One of the more memorable deaths in history was that of Andrew Ammonius, the italian secretary to Cardinal Wolsey, who, when London was in the grip of the 'Sweating Sickness' announced to Sir Thomas More that 'his own precautions would render him and his family immune to plague'. He died that very night of the Sweating sickness. This virulent Influenza-like disease was characterised by its extremely rapid and fatal course. East Anglia suffered particularly from this form of plague in a series of attacks in the sixteenth century.

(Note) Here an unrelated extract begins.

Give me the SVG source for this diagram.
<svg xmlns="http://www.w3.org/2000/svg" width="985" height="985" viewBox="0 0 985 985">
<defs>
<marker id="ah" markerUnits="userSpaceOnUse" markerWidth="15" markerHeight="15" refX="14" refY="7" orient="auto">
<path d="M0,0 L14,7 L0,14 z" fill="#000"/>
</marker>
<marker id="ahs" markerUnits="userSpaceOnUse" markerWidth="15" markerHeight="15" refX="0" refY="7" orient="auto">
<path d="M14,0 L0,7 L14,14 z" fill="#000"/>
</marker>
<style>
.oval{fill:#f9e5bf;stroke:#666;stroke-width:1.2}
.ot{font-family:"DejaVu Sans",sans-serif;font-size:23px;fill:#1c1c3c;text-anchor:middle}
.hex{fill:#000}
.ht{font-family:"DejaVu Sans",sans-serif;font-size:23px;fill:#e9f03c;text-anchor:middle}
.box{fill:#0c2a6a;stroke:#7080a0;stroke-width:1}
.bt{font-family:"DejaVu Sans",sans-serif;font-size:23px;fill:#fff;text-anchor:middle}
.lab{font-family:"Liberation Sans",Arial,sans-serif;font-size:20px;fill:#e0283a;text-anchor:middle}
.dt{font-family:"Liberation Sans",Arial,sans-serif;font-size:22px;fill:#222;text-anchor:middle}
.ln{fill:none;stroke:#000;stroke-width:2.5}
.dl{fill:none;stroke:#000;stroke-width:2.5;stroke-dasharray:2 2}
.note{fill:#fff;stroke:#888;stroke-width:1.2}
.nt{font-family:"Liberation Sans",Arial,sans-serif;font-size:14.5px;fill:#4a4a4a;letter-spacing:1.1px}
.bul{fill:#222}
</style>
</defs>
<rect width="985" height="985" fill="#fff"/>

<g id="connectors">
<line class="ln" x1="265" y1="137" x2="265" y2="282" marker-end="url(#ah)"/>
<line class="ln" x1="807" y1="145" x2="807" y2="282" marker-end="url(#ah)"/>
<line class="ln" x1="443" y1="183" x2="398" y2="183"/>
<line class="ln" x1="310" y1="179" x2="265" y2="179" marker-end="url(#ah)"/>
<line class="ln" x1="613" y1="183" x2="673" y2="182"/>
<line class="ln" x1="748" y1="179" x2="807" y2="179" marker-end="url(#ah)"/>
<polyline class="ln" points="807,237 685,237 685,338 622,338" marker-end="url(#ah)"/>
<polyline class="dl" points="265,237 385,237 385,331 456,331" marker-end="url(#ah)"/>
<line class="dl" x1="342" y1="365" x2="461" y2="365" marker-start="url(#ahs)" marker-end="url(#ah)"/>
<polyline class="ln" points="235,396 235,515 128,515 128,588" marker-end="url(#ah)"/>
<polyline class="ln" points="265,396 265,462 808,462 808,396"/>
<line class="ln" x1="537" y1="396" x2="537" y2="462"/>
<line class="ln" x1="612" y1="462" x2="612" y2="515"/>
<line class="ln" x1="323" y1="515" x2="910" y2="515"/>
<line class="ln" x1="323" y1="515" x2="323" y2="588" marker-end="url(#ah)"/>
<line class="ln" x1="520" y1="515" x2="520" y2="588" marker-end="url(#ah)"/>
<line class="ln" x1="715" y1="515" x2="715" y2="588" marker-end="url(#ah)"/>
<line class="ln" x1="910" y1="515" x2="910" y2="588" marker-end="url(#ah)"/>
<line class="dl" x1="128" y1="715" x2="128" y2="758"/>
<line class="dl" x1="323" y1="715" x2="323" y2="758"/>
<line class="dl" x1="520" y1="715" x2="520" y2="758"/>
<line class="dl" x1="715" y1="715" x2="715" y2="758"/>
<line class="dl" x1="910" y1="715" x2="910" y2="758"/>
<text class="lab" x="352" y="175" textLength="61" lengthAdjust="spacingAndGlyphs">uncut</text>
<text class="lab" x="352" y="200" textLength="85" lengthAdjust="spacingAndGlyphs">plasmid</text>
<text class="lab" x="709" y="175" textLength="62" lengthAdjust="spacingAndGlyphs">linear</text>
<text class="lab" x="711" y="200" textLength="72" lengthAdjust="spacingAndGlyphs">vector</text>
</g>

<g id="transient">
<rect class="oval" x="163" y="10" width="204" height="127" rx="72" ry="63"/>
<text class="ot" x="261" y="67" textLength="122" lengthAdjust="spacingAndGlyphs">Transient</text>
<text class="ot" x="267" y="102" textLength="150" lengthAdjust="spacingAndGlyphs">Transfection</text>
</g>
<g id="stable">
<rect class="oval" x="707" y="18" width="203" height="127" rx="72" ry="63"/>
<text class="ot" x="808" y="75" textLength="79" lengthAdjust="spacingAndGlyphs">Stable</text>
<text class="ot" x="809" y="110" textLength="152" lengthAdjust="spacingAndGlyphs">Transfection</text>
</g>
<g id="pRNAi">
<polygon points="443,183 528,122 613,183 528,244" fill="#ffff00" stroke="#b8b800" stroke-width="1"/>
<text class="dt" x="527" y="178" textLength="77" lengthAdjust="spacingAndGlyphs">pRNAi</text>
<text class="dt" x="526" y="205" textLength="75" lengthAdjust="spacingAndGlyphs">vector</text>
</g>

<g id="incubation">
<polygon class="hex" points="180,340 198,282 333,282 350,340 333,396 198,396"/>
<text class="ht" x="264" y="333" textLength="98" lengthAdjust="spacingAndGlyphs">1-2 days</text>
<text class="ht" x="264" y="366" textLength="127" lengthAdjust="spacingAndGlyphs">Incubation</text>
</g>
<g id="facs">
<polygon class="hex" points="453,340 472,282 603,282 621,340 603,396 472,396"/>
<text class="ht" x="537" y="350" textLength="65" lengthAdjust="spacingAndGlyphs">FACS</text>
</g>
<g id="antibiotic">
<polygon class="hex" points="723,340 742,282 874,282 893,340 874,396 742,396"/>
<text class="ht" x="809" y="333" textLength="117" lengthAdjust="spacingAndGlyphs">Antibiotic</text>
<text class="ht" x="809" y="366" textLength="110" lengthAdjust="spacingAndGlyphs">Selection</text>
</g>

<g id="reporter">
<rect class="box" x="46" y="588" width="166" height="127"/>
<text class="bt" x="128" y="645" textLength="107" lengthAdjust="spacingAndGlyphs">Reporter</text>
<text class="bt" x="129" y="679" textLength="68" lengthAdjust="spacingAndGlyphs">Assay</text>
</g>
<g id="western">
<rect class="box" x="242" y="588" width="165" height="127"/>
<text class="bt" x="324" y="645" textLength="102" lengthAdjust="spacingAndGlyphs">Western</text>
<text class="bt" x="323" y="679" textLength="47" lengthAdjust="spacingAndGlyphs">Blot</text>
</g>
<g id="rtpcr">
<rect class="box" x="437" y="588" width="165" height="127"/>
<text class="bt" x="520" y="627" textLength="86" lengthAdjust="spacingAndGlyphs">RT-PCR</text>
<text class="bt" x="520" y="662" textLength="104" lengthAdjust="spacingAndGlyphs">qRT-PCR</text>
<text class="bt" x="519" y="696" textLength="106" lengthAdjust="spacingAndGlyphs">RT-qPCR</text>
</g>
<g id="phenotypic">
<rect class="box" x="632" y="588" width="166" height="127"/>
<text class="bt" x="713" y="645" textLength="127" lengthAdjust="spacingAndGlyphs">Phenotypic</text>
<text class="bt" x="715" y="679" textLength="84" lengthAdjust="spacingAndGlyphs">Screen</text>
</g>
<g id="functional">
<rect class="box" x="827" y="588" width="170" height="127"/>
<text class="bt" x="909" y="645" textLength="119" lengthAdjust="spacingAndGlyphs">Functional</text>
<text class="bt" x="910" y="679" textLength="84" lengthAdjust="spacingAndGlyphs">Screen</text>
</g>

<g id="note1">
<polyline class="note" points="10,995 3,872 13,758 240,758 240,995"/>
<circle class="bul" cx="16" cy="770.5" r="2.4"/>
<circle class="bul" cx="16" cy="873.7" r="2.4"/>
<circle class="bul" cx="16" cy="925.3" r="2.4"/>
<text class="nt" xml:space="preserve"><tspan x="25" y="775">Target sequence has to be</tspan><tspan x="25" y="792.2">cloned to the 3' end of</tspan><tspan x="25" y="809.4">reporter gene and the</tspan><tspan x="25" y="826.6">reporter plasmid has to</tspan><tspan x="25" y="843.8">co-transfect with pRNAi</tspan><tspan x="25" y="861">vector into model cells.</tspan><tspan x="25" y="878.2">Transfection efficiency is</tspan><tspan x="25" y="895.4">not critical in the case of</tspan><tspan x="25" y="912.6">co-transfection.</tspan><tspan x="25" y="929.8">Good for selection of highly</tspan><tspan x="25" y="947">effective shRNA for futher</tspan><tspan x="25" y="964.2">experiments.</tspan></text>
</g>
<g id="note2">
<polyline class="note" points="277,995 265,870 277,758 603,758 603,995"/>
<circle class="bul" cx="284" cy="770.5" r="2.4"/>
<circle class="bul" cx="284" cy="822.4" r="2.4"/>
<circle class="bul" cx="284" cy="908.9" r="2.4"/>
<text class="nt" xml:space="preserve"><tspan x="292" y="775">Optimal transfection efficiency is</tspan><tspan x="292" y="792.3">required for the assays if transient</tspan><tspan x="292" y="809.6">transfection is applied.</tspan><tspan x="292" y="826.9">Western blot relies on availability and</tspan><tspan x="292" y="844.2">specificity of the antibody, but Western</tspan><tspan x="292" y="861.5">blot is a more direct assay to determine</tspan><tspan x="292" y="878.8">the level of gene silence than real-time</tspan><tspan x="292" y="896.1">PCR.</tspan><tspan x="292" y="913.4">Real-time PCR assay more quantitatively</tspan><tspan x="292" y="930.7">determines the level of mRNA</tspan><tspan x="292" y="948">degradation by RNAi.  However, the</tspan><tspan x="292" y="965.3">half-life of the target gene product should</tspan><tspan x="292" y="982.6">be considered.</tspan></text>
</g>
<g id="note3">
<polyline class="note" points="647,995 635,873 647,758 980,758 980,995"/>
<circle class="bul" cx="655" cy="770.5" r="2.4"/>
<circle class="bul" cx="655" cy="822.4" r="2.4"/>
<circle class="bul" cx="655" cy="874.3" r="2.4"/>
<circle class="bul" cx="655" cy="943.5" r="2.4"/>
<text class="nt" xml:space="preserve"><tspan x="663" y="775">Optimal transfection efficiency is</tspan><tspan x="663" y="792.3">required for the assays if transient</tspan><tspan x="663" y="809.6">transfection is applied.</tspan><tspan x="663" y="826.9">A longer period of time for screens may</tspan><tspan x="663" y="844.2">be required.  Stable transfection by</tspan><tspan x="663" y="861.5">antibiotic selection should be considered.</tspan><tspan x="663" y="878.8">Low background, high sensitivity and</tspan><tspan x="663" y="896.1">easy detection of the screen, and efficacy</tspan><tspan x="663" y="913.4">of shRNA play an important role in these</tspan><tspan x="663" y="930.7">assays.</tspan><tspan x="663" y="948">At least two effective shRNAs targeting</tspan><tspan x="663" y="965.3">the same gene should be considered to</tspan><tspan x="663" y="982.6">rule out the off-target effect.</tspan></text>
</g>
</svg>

Sweating sickness is rather a puzzle. It was, for a long time, confined to England, though eventually it swept through Eastern Europe before burnig itself out for ever. Unlike 'The Plague', which was likely to have been bubonic plage but could have been anthrax, we have a reasonable description of the symptoms from an eyewitness, John Kaye or Caius, the physician..

The disease began very suddenly with a sense of apprehension, followed by cold shivers (sometimes very violent), giddiness, headache and severe pains in the neck, shoulders and limbs, with great prostration. After the cold stage, which might last from half-an-hour to three hours, followed the stage of heat and sweating. The characteristic sweat broke out suddenly, and, as it seemed to those accustomed to the disease, without any obvious cause. With the sweat, or after that was poured out, came a sense of heat, and with this headache and delirium, rapid pulse and intense thirst. Palpitation and pain in the heart were frequent symptoms. No eruption of any kind on the skin was generally observed; Caius makes no allusion to such a symptom. In the later stages there was either general prostration and collapse, or an irresistible tendency to sleep, which was thought to be fatal if the patient were permitted to give way to it.' (from the 1911 Encyclopaedia Britannica).

The first recorded outbreak of the sweating sickness was a few days after the landing of Henry at Milford Haven on the 7th of August 1485, being spoken of before the battle of Bosworth on the 22nd of August. The french mercenaries that had been hired to assist were probably carriers of the disease. It then broke out in London soon after the arrival of Henry's army in London on the 28th of August 1485. From here it spread to Essex.

A second more minor outbreak occurred in 1507 followed by a severe epidemic in 1517 In some town in East Anglia, half the population are said to have perished. There is evidence of the disease having spread to Calais and Antwerp, but with these exceptions it was confined to England. It was this strange confinement that led the desease to be called 'The English Sweat'.

In 1528 the disease recurred for the fourth time, and with great severity. It first showed itself in London at the end of May, and speedily spread over the whole of England, though not into Scotland or Ireland. In London the mortality was very great; the court was broken up, and Henry VIII. left London, frequently changing his residence. Anne Boyeln was said to have suffered from it but survived. Her brother in law died. In August 1529 it was specially severe at Cambridge, and all who had it in their power forsook the town for the country, including Thomas Cranmer who met King Henry for the first time as they took refuge in the Essex Countryside.

After a final, and very nasty epidemic in 1551 the disease lost its vigoour, though there seems to have been an outbreak in Colchester between 1578 and 1579.